The forward-looking information contained in this news release is expressly qualified by this cautionary statement. We undertake no duty to update any of the forward-looking information to conform such information to actual results or to changes in our expectations except as otherwise required by applicable securities legislation. Readers are cautioned not to place undue reliance on forward-looking information.

Neither the TSX Venture Exchange nor its Regulation Services Provider (as that term is defined in the policies of the TSX Venture Exchange) accept responsibility for the adequacy or accuracy of the content of this release.

Not for distribution to U.S. Newswire Services or for dissemination in the United States. Any failure to comply with this restriction may constitute a violation of U.S. Securities Laws.

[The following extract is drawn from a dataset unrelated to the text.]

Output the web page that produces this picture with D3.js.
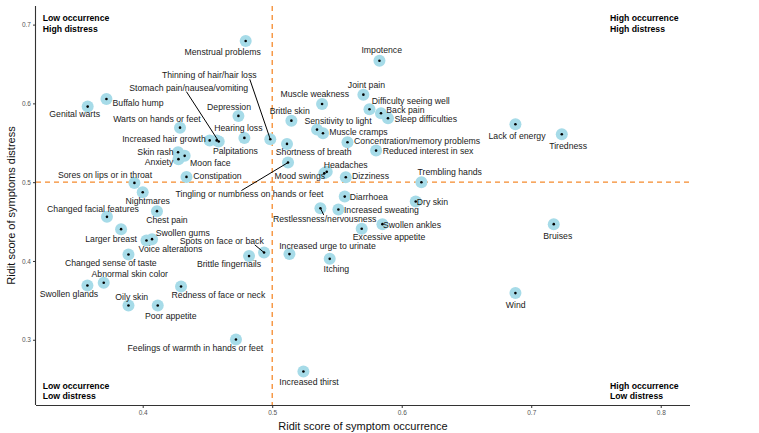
<!DOCTYPE html>
<html>
<head>
<meta charset="utf-8">
<script src="https://cdn.jsdelivr.net/npm/d3@7"></script>
<style>
  body { margin: 0; background: #fff; }
  svg { font-family: "Liberation Sans", Arial, sans-serif; }
</style>
</head>
<body>
<svg id="chart" width="759" height="433"></svg>
<script>
// symptom names, ridit occurrence (x) and ridit distress (y)
const symptoms = [
  "Menstrual problems", "Genital warts", "Buffalo hump", "Warts on hands or feet", "Depression",
  "Hearing loss", "Increased hair growth", "Stomach pain/nausea/vomiting", "Palpitations", "Thinning of hair/hair loss",
  "Skin rash", "Moon face", "Anxiety", "Constipation", "Sores on lips or in throat",
  "Nightmares", "Changed facial features", "Chest pain", "Larger breast", "Swollen gums",
  "Voice alterations", "Changed sense of taste", "Spots on face or back", "Brittle fingernails", "Abnormal skin color",
  "Swollen glands", "Redness of face or neck", "Oily skin", "Poor appetite", "Feelings of warmth in hands or feet",
  "Increased thirst", "Impotence", "Joint pain", "Muscle weakness", "Difficulty seeing well",
  "Back pain", "Sleep difficulties", "Brittle skin", "Sensitivity to light", "Muscle cramps",
  "Concentration/memory problems", "Reduced interest in sex", "Shortness of breath", "Tingling or numbness on hands or feet", "Mood swings",
  "Headaches", "Dizziness", "Trembling hands", "Diarrhoea", "Dry skin",
  "Restlessness/nervousness", "Increased sweating", "Swollen ankles", "Excessive appetite", "Increased urge to urinate",
  "Itching", "Lack of energy", "Tiredness", "Bruises", "Wind"
];
const occurrence = [
  0.4795, 0.3575, 0.372, 0.4288, 0.4739,
  0.4785, 0.4517, 0.4587, 0.4571, 0.4985,
  0.4273, 0.4324, 0.4276, 0.4338, 0.3936,
  0.400, 0.3724, 0.411, 0.3833, 0.4072,
  0.4029, 0.389, 0.4937, 0.4821, 0.3699,
  0.3573, 0.4296, 0.389, 0.4116, 0.472,
  0.5241, 0.5828, 0.5704, 0.5385, 0.5751,
  0.584, 0.5894, 0.5148, 0.5346, 0.5392,
  0.5581, 0.5802, 0.5114, 0.5122, 0.5402,
  0.5421, 0.5568, 0.6152, 0.556, 0.6108,
  0.5372, 0.5511, 0.5851, 0.5691, 0.5133,
  0.5444, 0.6878, 0.7236, 0.7174, 0.6878
];
const distress = [
  0.6792, 0.5959, 0.6056, 0.5692, 0.5841,
  0.5562, 0.553, 0.5517, 0.553, 0.5545,
  0.538, 0.5334, 0.5292, 0.5067, 0.4991,
  0.4873, 0.456, 0.4632, 0.4404, 0.4277,
  0.4259, 0.4082, 0.4107, 0.4062, 0.3723,
  0.3689, 0.3676, 0.3435, 0.3435, 0.3004,
  0.2598, 0.6542, 0.6111, 0.5993, 0.5926,
  0.5875, 0.5812, 0.5781, 0.5667, 0.5621,
  0.5507, 0.5401, 0.5486, 0.5249, 0.5112,
  0.5131, 0.5063, 0.500, 0.4817, 0.4754,
  0.467, 0.4653, 0.4467, 0.4408, 0.4087,
  0.4027, 0.5736, 0.5609, 0.4467, 0.3592
];
const xTicks = [0.4, 0.5, 0.6, 0.7, 0.8];
const yTicks = [0.3, 0.4, 0.5, 0.6, 0.7];
const cutoff = 0.5;

// label placement (pixel offsets from the point, like ggrepel did)
const labelOffset = {
  "Menstrual problems": [-23, 11], "Genital warts": [-13, 7.5], "Buffalo hump": [31.6, 4],
  "Warts on hands or feet": [-23, -8.7], "Depression": [-9.4, -9], "Hearing loss": [-6, -10],
  "Increased hair growth": [-45.7, -1], "Stomach pain/nausea/vomiting": [-30, -53],
  "Palpitations": [18.7, 11], "Thinning of hair/hair loss": [-61, -64.6],
  "Skin rash": [-22.6, 0], "Moon face": [25.7, 6.7], "Anxiety": [-19.4, 2.4],
  "Constipation": [31, -0.7], "Sores on lips or in throat": [-29.4, -8.3], "Nightmares": [5, 9],
  "Changed facial features": [-14, -8.3], "Chest pain": [10, 8.7], "Larger breast": [-10, 9.4],
  "Swollen gums": [30.7, -6.3], "Voice alterations": [24, 8.6], "Changed sense of taste": [-17.7, 8.6],
  "Spots on face or back": [-42.3, -11.4], "Brittle fingernails": [-20, 7.4],
  "Abnormal skin color": [26, -8.7], "Swollen glands": [-18.4, 8.6], "Redness of face or neck": [37.4, 8.6],
  "Oily skin": [3.3, -9], "Poor appetite": [13, 10], "Feelings of warmth in hands or feet": [-40.6, 8.3],
  "Increased thirst": [5.6, 11], "Impotence": [2.3, -10.4], "Joint pain": [3, -9.4],
  "Muscle weakness": [-7.3, -10.3], "Difficulty seeing well": [41.3, -8.4], "Back pain": [24.4, -3.6],
  "Sleep difficulties": [37.7, 0.7], "Brittle skin": [-1.7, -10], "Sensitivity to light": [21, -9],
  "Muscle cramps": [35.4, -1.6], "Concentration/memory problems": [69.6, -1.6],
  "Reduced interest in sex": [52, 0.6], "Shortness of breath": [26.7, 8],
  "Tingling or numbness on hands or feet": [-38.5, 31], "Mood swings": [-24.5, 3],
  "Headaches": [19, -7], "Dizziness": [24.7, -1.6], "Trembling hands": [28.3, -10.3],
  "Diarrhoea": [24, 0], "Dry skin": [16.7, 0], "Restlessness/nervousness": [4.3, 10.7],
  "Increased sweating": [43, 0.7], "Swollen ankles": [29.6, 0.4], "Excessive appetite": [27.3, 8],
  "Increased urge to urinate": [38, -8.3], "Itching": [6.7, 9.7], "Lack of energy": [1.6, 11.4],
  "Tiredness": [6.3, 11.4], "Bruises": [4, 11.4], "Wind": [0.3, 11.4]
};
// leader lines: label-side end, offset from the point
const segmentEnd = {
  "Stomach pain/nausea/vomiting": [-32.3, -49.8],
  "Thinning of hair/hair loss": [-20.5, -60],
  "Spots on face or back": [-9.3, -7.7],
  "Tingling or numbness on hands or feet": [-46.6, 28],
  "Restlessness/nervousness": [3.3, 6.7]
};

const data = symptoms.map((s, i) => ({ name: s, x: occurrence[i], y: distress[i] }));

const svg = d3.select("#chart");
const margin = { left: 36, right: 69, top: 6, bottom: 28 };
const width = 759, height = 433;

const x = d3.scaleLinear().domain([0.3176, 0.8226]).range([margin.left, width - margin.right]);
const y = d3.scaleLinear().domain([0.2172, 0.7236]).range([height - margin.bottom, margin.top]);

// axes
const xAxis = svg.append("g")
  .attr("transform", `translate(0,${height - margin.bottom})`)
  .call(d3.axisBottom(x).tickValues(xTicks).tickFormat(d3.format(".1f")).tickSize(3).tickPadding(2));
const yAxis = svg.append("g")
  .attr("transform", `translate(${margin.left},0)`)
  .call(d3.axisLeft(y).tickValues(yTicks).tickFormat(d3.format(".1f")).tickSize(3).tickPadding(2));
[xAxis, yAxis].forEach(a => {
  a.select(".domain").attr("stroke", "#333").attr("stroke-width", 1.1);
  a.selectAll(".tick line").attr("stroke", "#333");
  a.selectAll(".tick text").attr("fill", "#555").style("font-size", "6.5px");
});
xAxis.select(".domain").attr("d", `M${margin.left},0.5H${width - margin.right}`);
yAxis.select(".domain").attr("d", `M-0.5,${margin.top}V${height - margin.bottom}`);

// axis titles
svg.append("text")
  .attr("x", (margin.left + width - margin.right) / 2)
  .attr("y", 430)
  .attr("text-anchor", "middle")
  .style("font-size", "11px")
  .attr("fill", "#111")
  .text("Ridit score of symptom occurrence");
svg.append("text")
  .attr("transform", `translate(15,${(margin.top + height - margin.bottom) / 2}) rotate(-90)`)
  .attr("text-anchor", "middle")
  .style("font-size", "11px")
  .attr("fill", "#111")
  .text("Ridit score of symptoms distress");

// cutoff lines
const orange = "#f58a2c";
svg.append("line")
  .attr("x1", margin.left).attr("x2", width - margin.right)
  .attr("y1", y(cutoff)).attr("y2", y(cutoff))
  .attr("stroke", orange).attr("stroke-width", 1.3).attr("stroke-dasharray", "5,4");
svg.append("line")
  .attr("x1", x(cutoff)).attr("x2", x(cutoff))
  .attr("y1", margin.top).attr("y2", height - margin.bottom)
  .attr("stroke", orange).attr("stroke-width", 1.3).attr("stroke-dasharray", "5,4");

// quadrant captions
const quads = [
  { lines: ["Low occurrence", "High distress"], x: margin.left + 6.7, y: 21.4 },
  { lines: ["High occurrence", "High distress"], x: 610, y: 21.4 },
  { lines: ["Low occurrence", "Low distress"], x: margin.left + 6.7, y: 388.8 },
  { lines: ["High occurrence", "Low distress"], x: 610, y: 388.8 }
];
quads.forEach(q => {
  const t = svg.append("text")
    .attr("x", q.x).attr("y", q.y)
    .style("font-size", "8.7px").style("font-weight", "bold").attr("fill", "#000");
  q.lines.forEach((l, i) => t.append("tspan").attr("x", q.x).attr("dy", i ? 10.5 : 0).text(l));
});

// points
svg.append("g").selectAll("circle")
  .data(data).join("circle")
  .attr("cx", d => x(d.x)).attr("cy", d => y(d.y))
  .attr("r", 6).attr("fill", "#a6dbe8");
svg.append("g").selectAll("circle")
  .data(data).join("circle")
  .attr("cx", d => x(d.x)).attr("cy", d => y(d.y))
  .attr("r", 1.3).attr("fill", "#000");

// leader segments
svg.append("g").selectAll("line")
  .data(data.filter(d => segmentEnd[d.name])).join("line")
  .attr("x1", d => x(d.x)).attr("y1", d => y(d.y))
  .attr("x2", d => x(d.x) + segmentEnd[d.name][0])
  .attr("y2", d => y(d.y) + segmentEnd[d.name][1])
  .attr("stroke", "#000").attr("stroke-width", 1);

// labels
svg.append("g").selectAll("text")
  .data(data).join("text")
  .attr("x", d => x(d.x) + labelOffset[d.name][0])
  .attr("y", d => y(d.y) + labelOffset[d.name][1])
  .attr("dy", "0.35em")
  .attr("text-anchor", "middle")
  .style("font-size", "8.7px")
  .attr("fill", "#1a1a1a")
  .text(d => d.name);
</script>
</body>
</html>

This press release does not constitute an offer to sell or a solicitation of an offer to buy any of the securities in the United States. The securities have not been and will not be registered under the United States Securities Act of 1933, as amended (the "U.S. Securities Act") or any state securities laws and may not be offered or sold within the United States or to U.S. persons unless registered under the U.S. Securities Act and applicable state securities laws or an exemption from such registration is available.